Domain 4: Synthesis Fairness¶
Rating: Low risk
| Criterion | Assessment |
|---|---|
| All hypotheses given fair hearing | Yes — H1 was given opportunity through targeted searches |
| Contradictory evidence surfaced | Yes — the absence of the figure in the actual 31-country survey is prominently reported |
| Confidence calibrated to evidence | Yes — Medium confidence reflects the possibility of an unfound Ipsos report |
| Gaps acknowledged | Yes |
Notes: Fair treatment of all hypotheses.
Domain 5: Source-Back Verification¶
Rating: Low risk
| Source | Claim in Assessment | Source Actually Says | Match? |
|---|---|---|---|
| SRC01 | "Two in three who use AI tools say they don't trust them" — US-only | "Two in three people who use AI tools say they don't trust them, but use them anyway" — from Ipsos Consumer Tracker (US) | Yes |
| SRC02 | 31-country survey does not report 66% usage | Survey reports 54%/52%/67% figures but not 66% usage | Yes |
| SRC03 | KPMG reports 66% usage and 46% trust | "66% of people use AI regularly" and "only 46% of people globally are willing to trust AI systems" | Yes |
Discrepancies found: 0
Corrections applied: None needed
Unresolved flags: None
Notes: Assessment accurately represents all sources.
Overall Assessment¶
Overall risk of bias: Low risk
The assessment correctly identifies the attribution error while acknowledging the phenomenon is real.

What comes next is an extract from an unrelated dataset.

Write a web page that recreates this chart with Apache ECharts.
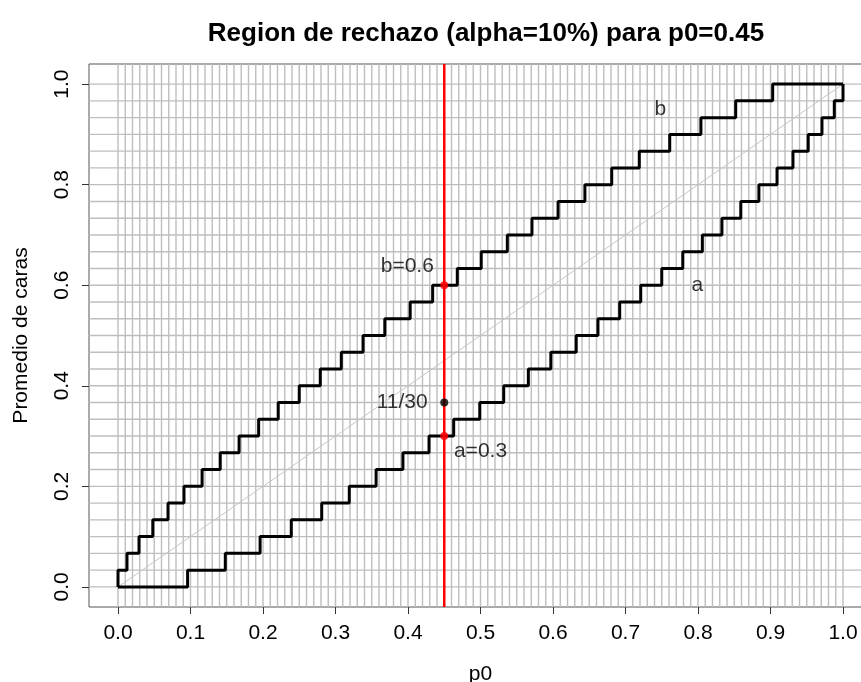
<!DOCTYPE html>
<html>
<head>
<meta charset="utf-8">
<script src="https://cdn.jsdelivr.net/npm/echarts@6/dist/echarts.min.js"></script>
<style>html,body{margin:0;padding:0;background:#fff;}#c{width:861px;height:682px;}</style>
</head>
<body>
<div id="c"></div>
<script>
// ---- data ----
const n = 30;
const p0 = 0.45;
const aValue = 0.3;
const bValue = 0.6;
const observed = 11 / 30;
// p0 where the upper bound b steps up to k/30 (k = 1..30)
const bJumps = [0, 0.0124, 0.029, 0.048, 0.069, 0.091, 0.116, 0.141, 0.167, 0.194,
  0.221, 0.250, 0.279, 0.308, 0.338, 0.368, 0.403, 0.434, 0.468, 0.501,
  0.537, 0.571, 0.607, 0.644, 0.681, 0.719, 0.761, 0.804, 0.852, 0.903];
// p0 where the lower bound a steps up to k/30 (k = 1..30)
const aJumps = [0.096, 0.148, 0.196, 0.239, 0.281, 0.319, 0.356, 0.393, 0.429, 0.463,
  0.499, 0.532, 0.566, 0.597, 0.632, 0.662, 0.692, 0.721, 0.750, 0.779,
  0.806, 0.833, 0.859, 0.884, 0.909, 0.931, 0.952, 0.971, 0.988, 1.0];
const xTicks = [0, 0.1, 0.2, 0.3, 0.4, 0.5, 0.6, 0.7, 0.8, 0.9, 1.0];
const yTicks = [0, 0.2, 0.4, 0.6, 0.8, 1.0];
const textLabels = [
  { text: 'b=0.6', x: 0.399, y: 0.638 },
  { text: '11/30', x: 0.392, y: 0.367 },
  { text: 'a=0.3', x: 0.500, y: 0.270 },
  { text: 'b', x: 0.748, y: 0.950 },
  { text: 'a', x: 0.799, y: 0.601 }
];
const titleText = 'Region de rechazo (alpha=10%) para p0=0.45';
const xName = 'p0';
const yName = 'Promedio de caras';

// ---- derived ----
const FONT = '"Liberation Sans", Arial, Helvetica, sans-serif';
const FS = 21;
const bData = [[0, 0]].concat(bJumps.map((p, i) => [p, (i + 1) / n])).concat([[1, 1]]);
const aData = [[0, 0]].concat(aJumps.map((p, i) => [p, (i + 1) / n]));
const gridItems = [];
for (let i = 0; i <= 100; i++) gridItems.push([i / 100, 0]);
for (let k = 0; k <= n; k++) gridItems.push([k / n, 1]);

const chart = echarts.init(document.getElementById('c'), null, { renderer: 'canvas' });
chart.setOption({
  animation: false,
  backgroundColor: '#fff',
  title: {
    text: titleText, left: 481, top: 16, textAlign: 'center',
    textStyle: { fontFamily: FONT, fontSize: 26, fontWeight: 'bold', color: '#000' }
  },
  grid: { left: 89, top: 64, width: 783, height: 543, show: true, borderColor: '#555', borderWidth: 1,
    backgroundColor: 'transparent', containLabel: false, outerBoundsMode: 'none' },
  xAxis: {
    type: 'value', min: -0.04, max: 1.04,
    name: xName, nameLocation: 'middle', nameGap: 57,
    nameTextStyle: { fontFamily: FONT, fontSize: FS, color: '#000' },
    axisLine: { show: false, onZero: false },
    splitLine: { show: false },
    axisTick: { show: true, customValues: xTicks, length: 7, lineStyle: { color: '#333' } },
    axisLabel: { customValues: xTicks, margin: 16, fontFamily: FONT, fontSize: FS, color: '#000',
      formatter: v => v.toFixed(1) }
  },
  yAxis: {
    type: 'value', min: -0.04, max: 1.04,
    name: yName, nameLocation: 'middle', nameGap: 57, nameRotate: 90,
    nameTextStyle: { fontFamily: FONT, fontSize: FS, color: '#000' },
    axisLine: { show: false, onZero: false },
    splitLine: { show: false },
    axisTick: { show: true, customValues: yTicks, length: 7, lineStyle: { color: '#333' } },
    axisLabel: { customValues: yTicks, margin: 16, rotate: 90, fontFamily: FONT, fontSize: FS, color: '#000',
      formatter: v => v.toFixed(1) }
  },
  series: [
    {
      type: 'custom', z: 1, silent: true,
      data: gridItems,
      renderItem: function (params, api) {
        const cs = params.coordSys;
        const v = api.value(0);
        const kind = api.value(1);
        let shape;
        if (kind === 0) {
          const x = api.coord([v, 0])[0];
          shape = { x1: x, y1: cs.y, x2: x, y2: cs.y + cs.height };
        } else {
          const y = api.coord([0, v])[1];
          shape = { x1: cs.x, y1: y, x2: cs.x + cs.width, y2: y };
        }
        return { type: 'line', shape: shape, style: { stroke: '#bebebe', lineWidth: 1.4 } };
      }
    },
    {
      type: 'line', z: 2, silent: true, symbol: 'none',
      data: [[0, 0], [1, 1]],
      lineStyle: { color: '#c6c6c6', width: 1 }
    },
    {
      type: 'line', z: 3, silent: true, symbol: 'none', step: 'end',
      data: bData,
      lineStyle: { color: '#000', width: 3 }
    },
    {
      type: 'line', z: 3, silent: true, symbol: 'none', step: 'end',
      data: aData,
      lineStyle: { color: '#000', width: 3 }
    },
    {
      type: 'line', z: 4, silent: true, symbol: 'none',
      data: [[p0, -0.04], [p0, 1.04]],
      lineStyle: { color: '#ff0000', width: 2.5 }
    },
    {
      type: 'scatter', z: 5, silent: true, symbolSize: 8,
      data: [
        { value: [p0, bValue], itemStyle: { color: '#ff0000' } },
        { value: [p0, aValue], itemStyle: { color: '#ff0000' } },
        { value: [p0, observed], itemStyle: { color: '#000' } }
      ]
    },
    {
      type: 'scatter', z: 6, silent: true, symbolSize: 0,
      data: textLabels.map(t => ({ value: [t.x, t.y], name: t.text })),
      label: { show: true, position: 'inside', formatter: p => p.name,
        fontFamily: FONT, fontSize: FS, color: '#000' }
    }
  ]
});
</script>
</body>
</html>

The researcher's bias toward the narrative could have led to accepting the claim uncritically, but the evidence-based approach surfaced the misattribution.
Researcher Bias Check¶
- Confirmation bias risk: Moderate. The "use despite not trusting" narrative supports the article's thesis. The researcher should be cautious about accepting convenient statistics without verifying attribution chains.
- Availability bias risk: Low. Multiple Ipsos surveys were examined, not just the most readily available one.